When I was living in Alaska, my brother came to visit and do some world class fishing for King salmon on the Kasilof River on the Kenai Peninsula. After several days of no luck, he finally caught a 40lb King and was ecstatic as he reeled it in. But when he finally got it into the shore, I saw that it had been foulhooked (snagged outside of the mouth) through the back near the dorsal fin, rendering it illegal to keep under Fish & Game rules. He was dumbfounded when I told him we had to release it, doubly so when it turned out to be the only King he caught that trip. In addition to the being the sportsmanlike thing to do, at combat fishing spots like the one we were fishing, F&G are notorious for busting people for keeping foulhooked salmon, so there was no question it had to go back.
You did the right thing.
I’d have the picture blown up and make two copies, one as a framed and matted peace offering for him and the other to send to the local Fish, Game & Wildlife authorities along with his address. (Bye bye fishing license for a while.)
But then I’m a bit vindictive on my best day.
I was looking for validation in that I thought I was following/suggesting proper and legal fishing etiquitte. I was puzzled that my buddy was so angry and thought maybe I was being overzealous.

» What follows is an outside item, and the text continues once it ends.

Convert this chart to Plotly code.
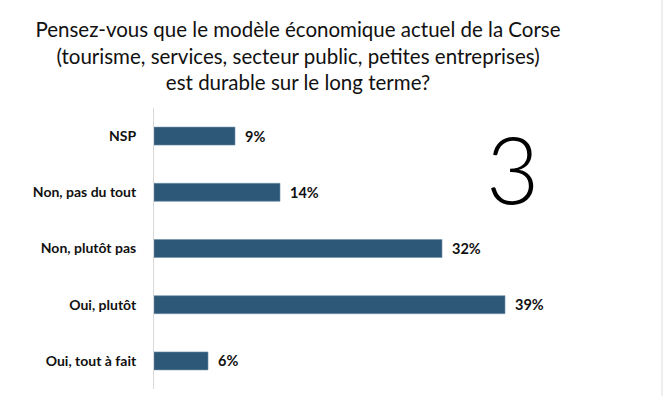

I generally keep and eat the fish I catch ( which is fewer than ten per year, I’m not a very good fisher and I don’t go alot.) I caught my limit on that trip and stopped fishing. I follow the best practices for catch and release. I very rarely fish waters where I can’t keep the fish. “Collateral damage” does occur, but most studies show a 95% or better survival rate for mouth-hooked fish who are properly released.
There is the arguement that purposefully catching and releasing is just torturing fish. Wikipedia addresses this in a “catch and release” article.
I come from people who look down on “Orvis-ites” who ONLY do catch and release - my grandparents had to fish for food to stretch their food budget. I fish because I enjoy it, and because wild-caught trout tastes 1000 times better than farm-raised trout. I can’t think of a time that one of my other fishing friends didn’t keep a legal fish, or exceeded their limit or fished unethically.
I do golf, much better than I fish. But you can’t beat the feeling of being knee deep in a trout stream and stalking fish.
whistlepig
I also keep an annual fishing log for the department of Fish, Wildlife and Parks. This allows them to determine fishing pressure on specific waters, the catch rate per angler hour and the species/size caught, which gives them data they otherwise couldn’t get. I encourage all fishers to contact their state fish and game department to see if they can do the same.
Cool. Thanks for that, whistlepig.
Well, I guess if a stupid fish is more important than your friendship, he wasn’t that good a friend to begin with.
??? Where did I say I was going to end the friendship?
whistlepig
I’m also a big fan of only fishing to eat, but what do you do when you catch something that’s illegal to keep? Do you go ahead and kill it straight away to put it out of its misery, or do you quickly release it, giving it a strong chance for survival?
Whistlepig, you can count me in with the rest of the board. It sounds like you did the right thing.